As soon as Katy was well enough to fly, she and her family moved back to the UK, where she is now continuing her treatment. While the operation has removed the cancer from her bowel, doctors have explained that the tumours on her liver are inoperable. For Katy, it will be a case of living with her cancer for as long as she can; trying different treatments and hoping for new medical advances.

"When I told my obstetrician in Brazil about my cancer diagnosis in a follow-up appointment after Ted was born, I could see she was horrified. She was upset that she hadn’t spotted it herself," says Katy. "But I don’t blame her. I think, what are the chances? She probably sees pregnant women who are anaemic and tired every day.

"I was so worried about my baby’s health when maybe I should have been thinking about my own"

"It was never on my radar to get cancer. It just didn’t occur to me that this could happen," says Katy. "I was so worried about my baby’s health throughout the pregnancy, when maybe I should also have been thinking about my own health, too.

"I just didn’t suspect anything," she adds. "I thought it was a bad pregnancy. Some of my other friends felt terrible for the whole nine months and I just put it down to that."

Since being diagnosed with stage 4 cancer, Katy has had to work through several 'what ifs'. "There was lots of, 'What if I’d got pregnant earlier and had a baby sooner, would I have picked up on symptoms?' or, 'What if I hadn’t been pregnant at all?' But I just think – would I change things? Would I not have Ted? No. And there’s nothing else I can do about it," she says.

For Katy, there’s no use dwelling on what might have been. But for other women, there is the opportunity to learn from information Katy was not fortunate enough to know.

When pregnancy masks cancer symptomspinterest
Bowel Cancer UK and Sophie Mayanne
Katy with her two sons

"Though cases like Katy’s are rare, unfortunately we do hear from patients who experience delays to their diagnosis because of their age, and additionally pregnancy can also mask the symptoms," Deborah Alsina MBE, Chief Executive of Bowel Cancer UK, tells Cosmopolitan.

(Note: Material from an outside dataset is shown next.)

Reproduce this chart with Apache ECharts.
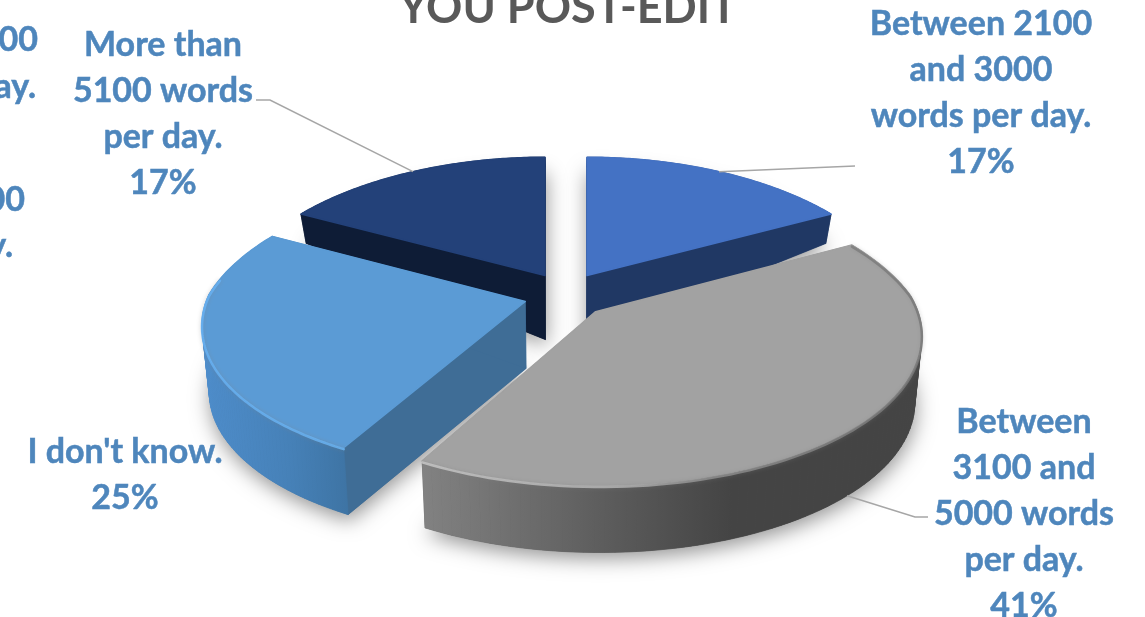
<!DOCTYPE html>
<html>
<head>
<meta charset="utf-8">
<style>html,body{margin:0;padding:0;background:#fff;overflow:hidden}#c{width:1145px;height:617px}</style>
<script src="https://cdn.jsdelivr.net/npm/echarts@6/dist/echarts.min.js"></script>
</head>
<body>
<div id="c"></div>
<script>
// Share of respondents per daily post-editing volume, clockwise from 12 o'clock
const categories = [
  'Between 2100\nand 3000\nwords per day.',
  'Between\n3100 and\n5000 words\nper day.',
  "I don't know.",
  'More than\n5100 words\nper day.'
];
const shares = [17, 41, 25, 17];
const title = 'YOU POST-EDIT';

// Back slices are painted first so the nearer ones overlap them
const paintOrder = [3, 0, 2, 1];

// Colours per slice: top face, radial wall, outer rim gradient stops
const looks = [
  { top: '#4472C4', wall: '#203864', rim: [[0, '#203864'], [1, '#203864']], explode: 0.13 },
  { top: '#A2A2A2', wall: '#505050', rim: [[0, '#828282'], [0.35, '#5e5e5e'], [0.62, '#444444'], [1, '#444444']],
    bevel: [[0, '#c6c6c6'], [0.4, '#b2b2b2'], [0.58, '#8c8c8c'], [1, '#787878']], explode: 0.13, bevelSpan: [0, 1] },
  { top: '#5B9BD5', wall: '#3F6D96', rim: [[0, '#4E8DCB'], [0.6, '#4681B8'], [1, '#3E74A4']],
    bevel: [[0, '#66B0F2'], [1, '#6AB2F0']], explode: 0.133, bevelSpan: [0, 0.78] },
  { top: '#234179', wall: '#0E1C36', rim: [[0, '#0E1C36'], [1, '#0E1C36']], explode: 0.13 }
];

// Projection of the tilted disc onto the page
const view = { cx: 566, cy: 295, rx: 317, ry: 144, nearPersp: 7.04, farPersp: 4.5, farPerspY: 6, explodeY: 0.161, depth: 67 };

const total = shares.reduce((a, b) => a + b, 0);
function sliceAngles(i) {
  let before = 0;
  for (let k = 0; k < i; k++) before += shares[k];
  const a0 = before / total * Math.PI * 2;
  return [a0, a0 + shares[i] / total * Math.PI * 2];
}
function slicePoint(i, angle, radius, lowered) {
  const [a0, a1] = sliceAngles(i);
  const mid = (a0 + a1) / 2;
  const ox = looks[i].explode * Math.sin(mid);
  const X = radius * Math.sin(angle);
  const Y = radius * Math.cos(angle) + view.explodeY * Math.cos(mid);
  const sx = Y > 0 ? view.farPersp / (view.farPersp + Y) : view.nearPersp / (view.nearPersp + Y);
  const sy = Y > 0 ? view.farPerspY / (view.farPerspY + Y) : view.nearPersp / (view.nearPersp + Y);
  let x = view.cx + view.rx * (X * sx + ox * (Y > 0 ? 1 : sx));
  let y = view.cy - view.ry * Y * sy;
  if (lowered) {
    const h = Math.max(10, view.depth - 72 * Math.max(0, Y - 0.1));
    x += (view.cx - x) * 0.02;
    y += h;
  }
  return [x, y];
}
function arcPoints(i, from, to, lowered) {
  const pts = [];
  const n = 90;
  for (let k = 0; k <= n; k++) pts.push(slicePoint(i, from + (to - from) * k / n, 1, lowered));
  return pts;
}
function horizontal(stops, x0, x1) {
  return new echarts.graphic.LinearGradient(x0, 0, x1, 0, stops.map(s => ({ offset: s[0], color: s[1] })), true);
}

function renderSlice(params, api) {
  const i = api.value(1);
  const [a0, a1] = sliceAngles(i);
  const look = looks[i];
  const topArc = arcPoints(i, a0, a1, false);
  const lowArc = arcPoints(i, a0, a1, true);
  const apexTop = slicePoint(i, 0, 0, false);
  const apexLow = slicePoint(i, 0, 0, true);
  const xs = topArc.concat(lowArc).map(p => p[0]);
  const x0 = Math.min.apply(null, xs);
  const x1 = Math.max.apply(null, xs);
  const children = [];
  // soft contact shadow cast by the slice's underside
  children.push({ type: 'polygon', shape: { points: [apexLow].concat(lowArc) },
    style: { fill: look.wall, shadowBlur: 20, shadowOffsetX: 1, shadowOffsetY: 6, shadowColor: 'rgba(0,0,0,0.42)' } });
  // radial walls
  [[topArc[0], lowArc[0]], [topArc[topArc.length - 1], lowArc[lowArc.length - 1]]].forEach(w => {
    children.push({ type: 'polygon', shape: { points: [apexTop, w[0], w[1], apexLow] },
      style: { fill: look.wall, stroke: look.wall, lineWidth: 0.5 } });
  });
  // outer rim, swept step by step so its side silhouette stays closed
  const rimFill = horizontal(look.rim, x0, x1);
  for (let k = 0; k < topArc.length - 1; k++) {
    children.push({ type: 'polygon', shape: { points: [topArc[k], topArc[k + 1], lowArc[k + 1], lowArc[k]] },
      style: { fill: rimFill, stroke: rimFill, lineWidth: 0.7 } });
  }
  // top face
  children.push({ type: 'polygon', shape: { points: [apexTop].concat(topArc) },
    style: { fill: look.top, stroke: look.top, lineWidth: 1.5, lineJoin: 'round' } });
  // rounded bevel along the visible rim edge
  if (look.bevel) {
    const start = a0 + (a1 - a0) * look.bevelSpan[0];
    const end = a0 + (a1 - a0) * look.bevelSpan[1];
    const edge = arcPoints(i, start, end, false).map(p => [p[0], p[1] + 1.5]);
    children.push({ type: 'polyline', shape: { points: edge },
      style: { fill: null, stroke: horizontal(look.bevel, x0, x1), lineWidth: 2.5, lineCap: 'round', opacity: 0.85, shadowBlur: 4, shadowColor: 'rgba(130,130,130,0.45)' } });
  }
  return { type: 'group', children };
}

// Label block centres and leader-line routes, given per slice
const labelSpots = [
  { x: 981, y: 1, elbow: [[855, 166]], rimLowered: false },
  { x: 1024, y: 399, elbow: [[915, 517], [928, 517]], rimLowered: true },
  { x: 125, y: 429 },
  { x: 163, y: 22, elbow: [[270, 100], [256, 100]], rimLowered: false }
];
const labelFont = { fontFamily: 'Lato', fontWeight: 'bold', fontSize: 34, fill: '#4E86BC', stroke: '#4E86BC', lineWidth: 0.5, lineHeight: 46, align: 'center', verticalAlign: 'top' };

function renderLabel(params, api) {
  const i = api.value(1);
  const spot = labelSpots[i];
  const children = [{ type: 'text', style: Object.assign({ text: categories[i] + '\n' + shares[i] + '%', x: spot.x, y: spot.y }, labelFont) }];
  if (spot.elbow) {
    const [a0, a1] = sliceAngles(i);
    const start = slicePoint(i, (a0 + a1) / 2, 1, spot.rimLowered);
    children.push({ type: 'polyline', shape: { points: [start].concat(spot.elbow) },
      style: { fill: null, stroke: '#A6A6A6', lineWidth: 1.5 } });
  }
  return { type: 'group', children };
}

const rows = paintOrder.map(i => [shares[i], i]);
const chart = echarts.init(document.getElementById('c'), null, { renderer: 'canvas' });
// Lines of the labels that run off the left edge of the page
const edgeLine = (text, x, y) => ({ type: 'text', x, y, style: Object.assign({}, labelFont, { text, align: 'right' }) });
chart.setOption({
  animation: false,
  backgroundColor: '#fff',
  title: {
    text: title, left: 563, top: -19, textAlign: 'center',
    textStyle: { fontFamily: 'Lato', fontWeight: 'bold', fontSize: 45, color: '#595959' }
  },
  series: [
    { type: 'custom', coordinateSystem: 'none', renderItem: renderSlice, data: rows, silent: true },
    { type: 'custom', coordinateSystem: 'none', renderItem: renderLabel, data: rows, silent: true, z: 3 }
  ],
  graphic: [
    edgeLine('1000', 38, 17),
    edgeLine('per day.', 36, 64),
    edgeLine('2000', 25, 177),
    edgeLine('per day.', 13, 223)
  ]
});
</script>
</body>
</html>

"Many younger people are not aware of the symptoms of bowel cancer, and because it is relatively rare often healthcare professionals also do not associate it with this age group. This combination of factors can lead to delays in people seeking help from their GP.

"Bowel cancer is very treatable but the earlier it is diagnosed, the easier it is to treat. People whose cancer is diagnosed at an early stage have a much higher chance of successful treatment than those whose cancer has become more widespread," says Deborah.


The most common symptoms of bowel cancer include:

  • Bleeding from your bottom and/or blood in your poo
  • Unexplained weight loss
  • Extreme tiredness for no obvious reasons
  • A persistent and unexplained change in bowel habit
  • Pain or lump in your tummy

"Most people with these symptoms don’t have bowel cancer. Other health problems can cause similar symptoms. But if you have one or more of these, or if things just don’t feel right, go to see your GP," advises Deborah.